We further analyze how image and text vectors typically differ by computing the differences between image/text pairs in an auxiliary corpus of COCO. We center these differences and apply PCA. The first two plots in the figure below show that the first few directions explain a large portion of the variance and thus the differences often occur in similar directions. The third plot, which shows the Pearson correlation coefficient for the most related features, confirms with our intuition that a number of these features are highly correlated.

Statistical differences between image text pairs

Figure 4. Plots analyzing the differences between image and text vectors in COCO captions.

Indeed, image/text pairs tend to move in a structured manner that follows a particular "shape". We capture this subtle relationship by studying the covariance matrix of the differences between text-image vectors. We then modify our Gaussian noise that is added to the text during training to better simulate this co-movement.

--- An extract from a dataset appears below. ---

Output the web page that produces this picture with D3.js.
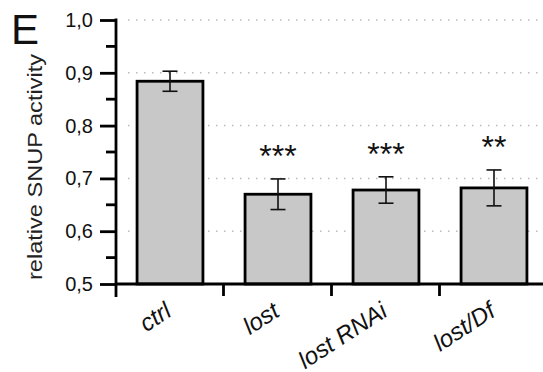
<!DOCTYPE html>
<html>
<head>
<meta charset="utf-8">
<script src="https://cdn.jsdelivr.net/npm/d3@7"></script>
<style>
  body { margin: 0; background: #fff; }
  svg { display: block; font-family: "Liberation Sans", Arial, sans-serif; }
</style>
</head>
<body>
<div id="chart"></div>
<script>
// data
var groups = ['ctrl', 'lost', 'lost RNAi', 'lost/Df'];
var means = [0.884, 0.670, 0.678, 0.682];
var errs = [0.019, 0.029, 0.025, 0.034];
var stars = ['', '***', '***', '**'];
var yTicks = [0.5, 0.6, 0.7, 0.8, 0.9, 1.0];

var width = 543, height = 372;
var margin = { top: 20, right: 0, bottom: 88, left: 116 };

var svg = d3.select('#chart')
  .append('svg')
  .attr('width', width)
  .attr('height', height);

var x = d3.scaleBand()
  .domain(groups)
  .range([margin.left, margin.left + 108 * groups.length])
  .paddingInner(0.39)
  .paddingOuter(0.195);

var y = d3.scaleLinear()
  .domain([0.5, 1.0])
  .range([height - margin.bottom, margin.top]);

var fmt = function(d) { return d3.format('.1f')(d).replace('.', ','); };

// dotted grid
svg.append('g')
  .selectAll('line')
  .data(yTicks.slice(1))
  .enter()
  .append('line')
  .attr('x1', 128)
  .attr('x2', width)
  .attr('y1', function(d) { return y(d); })
  .attr('y2', function(d) { return y(d); })
  .attr('stroke', '#bbb')
  .attr('stroke-width', 1.5)
  .attr('stroke-dasharray', '1.5,6.5');

// bars
svg.append('g')
  .selectAll('rect')
  .data(groups)
  .enter()
  .append('rect')
  .attr('x', function(d) { return x(d); })
  .attr('y', function(d, i) { return y(means[i]); })
  .attr('width', x.bandwidth())
  .attr('height', function(d, i) { return y(0.5) - y(means[i]); })
  .attr('fill', '#c8c8c8')
  .attr('stroke', '#000')
  .attr('stroke-width', 2.8);

// error bars
var eb = svg.append('g').attr('stroke', '#111').attr('stroke-width', 1.6);
groups.forEach(function(g, i) {
  var cx = x(g) + x.bandwidth() / 2;
  var top = y(means[i] + errs[i]), bot = y(means[i] - errs[i]);
  eb.append('line').attr('x1', cx).attr('x2', cx).attr('y1', top).attr('y2', bot);
  eb.append('line').attr('x1', cx - 7.5).attr('x2', cx + 7.5).attr('y1', top).attr('y2', top);
  eb.append('line').attr('x1', cx - 7.5).attr('x2', cx + 7.5).attr('y1', bot).attr('y2', bot);
});

// significance stars
svg.append('g')
  .selectAll('text')
  .data(groups)
  .enter()
  .append('text')
  .attr('x', function(d) { return x(d) + x.bandwidth() / 2; })
  .attr('y', function(d, i) { return y(means[i] + errs[i]) - 12; })
  .attr('text-anchor', 'middle')
  .attr('font-size', 32)
  .attr('fill', '#111')
  .text(function(d, i) { return stars[i]; });

// y axis
var yAxis = svg.append('g')
  .attr('transform', 'translate(' + margin.left + ',0)')
  .call(d3.axisLeft(y).tickValues(yTicks).tickFormat(fmt).tickSize(16).tickSizeOuter(0));
yAxis.select('.domain').remove();
yAxis.selectAll('.tick line').attr('stroke-width', 2.8);
yAxis.selectAll('.tick text').attr('font-size', 20).attr('x', -23).attr('fill', '#111');
yAxis.append('line')
  .attr('x1', 0).attr('x2', 0)
  .attr('y1', y(1.0) - 1.4).attr('y2', y(0.5) + 13)
  .attr('stroke', '#000').attr('stroke-width', 2.8);
// minor ticks
yAxis.selectAll('.minor')
  .data(d3.range(0.55, 1.0, 0.1))
  .enter()
  .append('line')
  .attr('x1', -10).attr('x2', 0)
  .attr('y1', function(d) { return y(d); })
  .attr('y2', function(d) { return y(d); })
  .attr('stroke', '#000').attr('stroke-width', 2.8);

// x axis
var x0 = y(0.5);
var xAxis = svg.append('g');
xAxis.append('line')
  .attr('x1', margin.left).attr('x2', width)
  .attr('y1', x0).attr('y2', x0)
  .attr('stroke', '#000').attr('stroke-width', 2.8);
xAxis.selectAll('.xt')
  .data(groups.slice(1))
  .enter()
  .append('line')
  .attr('x1', function(d) { return x(d) - x.step() * x.paddingInner() / 2 - 0.5; })
  .attr('x2', function(d) { return x(d) - x.step() * x.paddingInner() / 2 - 0.5; })
  .attr('y1', x0).attr('y2', x0 + 12)
  .attr('stroke', '#000').attr('stroke-width', 2.8);

xAxis.selectAll('text')
  .data(groups)
  .enter()
  .append('text')
  .attr('transform', function(d) {
    return 'translate(' + (x(d) + x.bandwidth() / 2 + 3) + ',' + (x0 + 31) + ') rotate(-33)';
  })
  .attr('text-anchor', 'end')
  .attr('font-size', 24)
  .attr('font-style', 'italic')
  .attr('fill', '#111')
  .text(function(d) { return d; });

// y label
svg.append('text')
  .attr('transform', 'translate(42,' + 167 + ') rotate(-90)')
  .attr('text-anchor', 'middle')
  .attr('font-size', 20)
  .attr('fill', '#222')
  .attr('textLength', 226)
  .attr('lengthAdjust', 'spacingAndGlyphs')
  .text('relative SNUP activity');

// panel letter
svg.append('text')
  .attr('x', 11)
  .attr('y', 44)
  .attr('font-size', 42)
  .attr('fill', '#111')
  .text('E');
</script>
</body>
</html>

Shape of the covariance matrix

Figure 5. The heart shape of the covariance of text-image vectors.

The following table shows the results of applying the aforementioned adapters. We observe large improvements on captioning, modest improvements on VQA and visual news, and similar performance on visual entailment.

Table of adapters

Table 2. Results with adapters built with auxiliary paired data. It shows the modality gap (aka cosine similarity) on COCO captions, captioning CIDEr, visual entailment accuracy, VQA-E accuracy and visual news CIDEr.

Using the first row as a baseline, we see that a smaller gap does not always correspond to a better performance. So what is missing here? Is there a limit on the amount of performance gain we can get if we only try to close the modality gap as defined earlier? If so, maybe we should consider matching higher moments as well? For example the second row also tries to make the difference of the variances smaller.

Qualitative Examples

In this section, we present some qualitative examples from manually scraped web images for stylistic captioning and from the test set of visual news. Details of the experiment setup can be found in the paper.

Stylistic Captioning

Stylistic Captioning Examples

Figure 6. Examples of stylistic captions produced by captioning models trained on text with CLOSE, and then applied zero-shot to images.

We demonstrate that a diverse range of natural language data sources can be used to learn different styles (here we show four), each of which uses a different method of collecting training data. The ego-centric captioner learns to use a variety of first-person language while accurately describing the image; The uplifting captioner is able to add warm and optimistic details to its caption; The character-based captioner uses the correct names and image content, while sometimes making up plausible events that could give additional context to the image as if it was a scene in a book or a movie; The reviews captioner uses a variety of language to write positive reviews of the items or the scene in the picture.

Visual News

Visual News Examples first half Visual News Examples second half

Figure 7. Examples of visual news captions produced by CLOSE trained on text captions and news articles alone, and then applied zero-shot to news images and articles.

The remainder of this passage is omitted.